**WHAT THE TASK ASKS:**
Every line that contains the word "document" should be copied out.

**DATA EXCERPT:**
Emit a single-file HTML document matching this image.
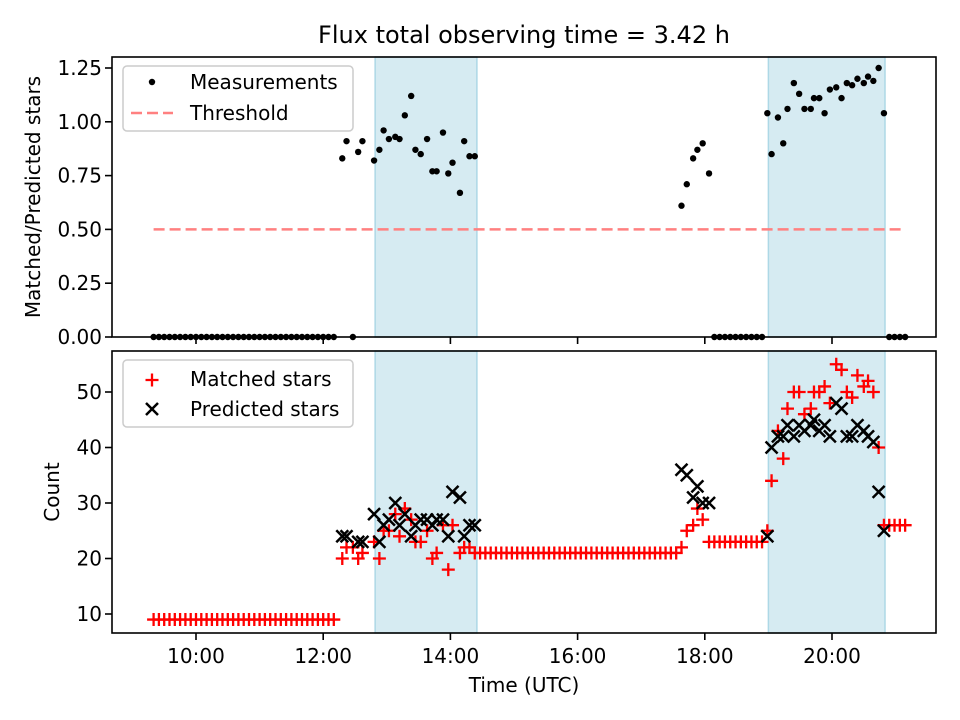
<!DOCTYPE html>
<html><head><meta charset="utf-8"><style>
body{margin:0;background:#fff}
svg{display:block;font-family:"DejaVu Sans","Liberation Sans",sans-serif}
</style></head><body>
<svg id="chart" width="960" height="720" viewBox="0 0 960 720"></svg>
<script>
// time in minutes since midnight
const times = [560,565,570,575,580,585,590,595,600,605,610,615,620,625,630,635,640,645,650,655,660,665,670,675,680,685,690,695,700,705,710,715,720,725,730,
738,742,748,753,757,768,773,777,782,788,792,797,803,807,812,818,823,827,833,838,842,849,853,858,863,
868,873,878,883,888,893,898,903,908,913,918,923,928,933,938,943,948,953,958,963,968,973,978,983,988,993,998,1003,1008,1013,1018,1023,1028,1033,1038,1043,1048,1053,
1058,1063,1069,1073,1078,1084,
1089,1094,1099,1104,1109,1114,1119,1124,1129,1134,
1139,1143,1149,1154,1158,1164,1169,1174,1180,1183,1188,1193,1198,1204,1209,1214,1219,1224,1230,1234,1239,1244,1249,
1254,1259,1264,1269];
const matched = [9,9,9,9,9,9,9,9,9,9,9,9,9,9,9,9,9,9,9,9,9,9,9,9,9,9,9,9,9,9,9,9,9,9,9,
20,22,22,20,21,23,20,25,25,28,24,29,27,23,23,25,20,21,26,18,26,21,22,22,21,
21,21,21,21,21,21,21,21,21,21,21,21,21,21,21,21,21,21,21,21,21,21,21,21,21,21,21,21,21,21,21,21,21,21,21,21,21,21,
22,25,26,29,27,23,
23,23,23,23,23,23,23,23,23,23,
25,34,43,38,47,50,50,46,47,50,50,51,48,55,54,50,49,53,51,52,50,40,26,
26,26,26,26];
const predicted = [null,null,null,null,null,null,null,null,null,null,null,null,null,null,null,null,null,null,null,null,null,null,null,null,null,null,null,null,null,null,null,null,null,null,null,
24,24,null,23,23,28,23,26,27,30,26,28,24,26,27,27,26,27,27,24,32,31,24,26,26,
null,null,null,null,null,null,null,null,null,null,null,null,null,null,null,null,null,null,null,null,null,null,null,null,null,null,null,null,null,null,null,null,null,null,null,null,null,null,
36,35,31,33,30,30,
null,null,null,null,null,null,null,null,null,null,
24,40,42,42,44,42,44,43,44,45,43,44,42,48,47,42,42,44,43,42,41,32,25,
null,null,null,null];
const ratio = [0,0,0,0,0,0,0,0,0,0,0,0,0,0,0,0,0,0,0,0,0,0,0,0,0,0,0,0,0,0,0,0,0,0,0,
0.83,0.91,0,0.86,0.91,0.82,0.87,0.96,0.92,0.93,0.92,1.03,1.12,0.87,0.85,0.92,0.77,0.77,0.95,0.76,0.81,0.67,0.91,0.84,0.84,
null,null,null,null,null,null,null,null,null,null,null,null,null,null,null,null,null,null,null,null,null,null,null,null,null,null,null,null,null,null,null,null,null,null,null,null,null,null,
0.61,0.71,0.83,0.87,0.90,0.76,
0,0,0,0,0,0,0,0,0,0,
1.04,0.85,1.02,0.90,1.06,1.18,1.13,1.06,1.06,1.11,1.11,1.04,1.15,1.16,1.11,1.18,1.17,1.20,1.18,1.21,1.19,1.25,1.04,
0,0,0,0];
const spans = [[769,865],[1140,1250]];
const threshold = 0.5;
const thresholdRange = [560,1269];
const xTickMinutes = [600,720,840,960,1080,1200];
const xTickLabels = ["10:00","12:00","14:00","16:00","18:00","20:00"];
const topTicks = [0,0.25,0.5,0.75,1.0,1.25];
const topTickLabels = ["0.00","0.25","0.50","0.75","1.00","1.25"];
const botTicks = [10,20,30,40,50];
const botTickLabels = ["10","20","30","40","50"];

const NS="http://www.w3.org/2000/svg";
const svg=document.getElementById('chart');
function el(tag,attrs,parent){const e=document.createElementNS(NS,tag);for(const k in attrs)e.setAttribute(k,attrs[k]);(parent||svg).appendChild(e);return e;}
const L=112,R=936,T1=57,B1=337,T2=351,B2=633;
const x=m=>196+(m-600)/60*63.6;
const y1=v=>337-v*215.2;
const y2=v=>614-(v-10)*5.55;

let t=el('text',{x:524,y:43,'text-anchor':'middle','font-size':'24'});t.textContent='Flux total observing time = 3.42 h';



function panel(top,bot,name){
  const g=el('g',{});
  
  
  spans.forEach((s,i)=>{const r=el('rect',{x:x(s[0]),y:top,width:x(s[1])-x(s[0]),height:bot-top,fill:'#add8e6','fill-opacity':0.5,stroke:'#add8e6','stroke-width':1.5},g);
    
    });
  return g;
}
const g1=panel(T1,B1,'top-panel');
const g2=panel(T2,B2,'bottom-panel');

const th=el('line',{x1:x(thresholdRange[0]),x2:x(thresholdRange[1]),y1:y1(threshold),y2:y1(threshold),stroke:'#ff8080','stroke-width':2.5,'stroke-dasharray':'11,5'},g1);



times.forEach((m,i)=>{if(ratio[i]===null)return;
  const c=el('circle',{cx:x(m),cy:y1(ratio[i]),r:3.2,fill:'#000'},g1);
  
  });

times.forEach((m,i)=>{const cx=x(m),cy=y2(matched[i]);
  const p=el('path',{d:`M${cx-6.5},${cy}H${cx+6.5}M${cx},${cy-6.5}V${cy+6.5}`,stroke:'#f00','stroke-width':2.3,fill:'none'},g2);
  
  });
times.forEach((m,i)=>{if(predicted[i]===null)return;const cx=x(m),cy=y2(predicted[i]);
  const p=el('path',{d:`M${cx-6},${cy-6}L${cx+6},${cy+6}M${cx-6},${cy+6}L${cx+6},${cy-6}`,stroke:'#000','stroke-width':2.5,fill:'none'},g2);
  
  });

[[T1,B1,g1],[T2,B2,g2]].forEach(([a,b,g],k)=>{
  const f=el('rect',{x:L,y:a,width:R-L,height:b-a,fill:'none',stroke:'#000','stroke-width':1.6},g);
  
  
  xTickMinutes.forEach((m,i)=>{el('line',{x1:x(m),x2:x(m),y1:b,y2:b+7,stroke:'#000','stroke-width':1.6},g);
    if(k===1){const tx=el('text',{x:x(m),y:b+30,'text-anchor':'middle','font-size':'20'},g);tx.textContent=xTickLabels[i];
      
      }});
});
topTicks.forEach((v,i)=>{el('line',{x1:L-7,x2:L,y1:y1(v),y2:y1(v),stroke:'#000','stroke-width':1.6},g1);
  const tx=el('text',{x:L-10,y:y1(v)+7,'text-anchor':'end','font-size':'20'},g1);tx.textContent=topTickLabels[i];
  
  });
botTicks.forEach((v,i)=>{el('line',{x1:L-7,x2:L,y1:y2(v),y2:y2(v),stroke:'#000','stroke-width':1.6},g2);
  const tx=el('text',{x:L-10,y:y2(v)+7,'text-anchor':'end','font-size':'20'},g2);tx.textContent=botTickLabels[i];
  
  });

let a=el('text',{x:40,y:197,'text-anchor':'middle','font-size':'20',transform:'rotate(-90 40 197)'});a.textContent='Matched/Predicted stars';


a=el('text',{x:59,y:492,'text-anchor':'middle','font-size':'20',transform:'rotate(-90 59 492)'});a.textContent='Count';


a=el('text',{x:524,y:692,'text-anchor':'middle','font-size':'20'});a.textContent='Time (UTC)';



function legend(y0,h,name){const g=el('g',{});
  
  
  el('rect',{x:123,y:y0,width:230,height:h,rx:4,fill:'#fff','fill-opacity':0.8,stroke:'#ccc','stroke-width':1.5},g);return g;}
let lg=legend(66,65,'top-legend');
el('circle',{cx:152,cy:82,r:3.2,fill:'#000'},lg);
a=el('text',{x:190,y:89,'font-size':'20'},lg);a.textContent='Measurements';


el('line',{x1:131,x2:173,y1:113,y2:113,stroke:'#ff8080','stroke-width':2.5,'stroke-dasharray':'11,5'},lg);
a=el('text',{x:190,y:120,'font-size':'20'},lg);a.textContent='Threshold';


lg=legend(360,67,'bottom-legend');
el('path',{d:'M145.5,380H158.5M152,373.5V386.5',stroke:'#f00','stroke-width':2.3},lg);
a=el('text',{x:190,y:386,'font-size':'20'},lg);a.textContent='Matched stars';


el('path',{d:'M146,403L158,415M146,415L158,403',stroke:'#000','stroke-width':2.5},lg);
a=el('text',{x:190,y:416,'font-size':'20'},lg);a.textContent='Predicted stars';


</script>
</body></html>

**TASK RESULT:**
Emit a single-file HTML document matching this image.
const svg=document.getElementById('chart');
function el(tag,attrs,parent){const e=document.createElementNS(NS,tag);for(const k in attrs)e.setAttribute(k,attrs[k]);(parent||svg).appendChild(e);return e;}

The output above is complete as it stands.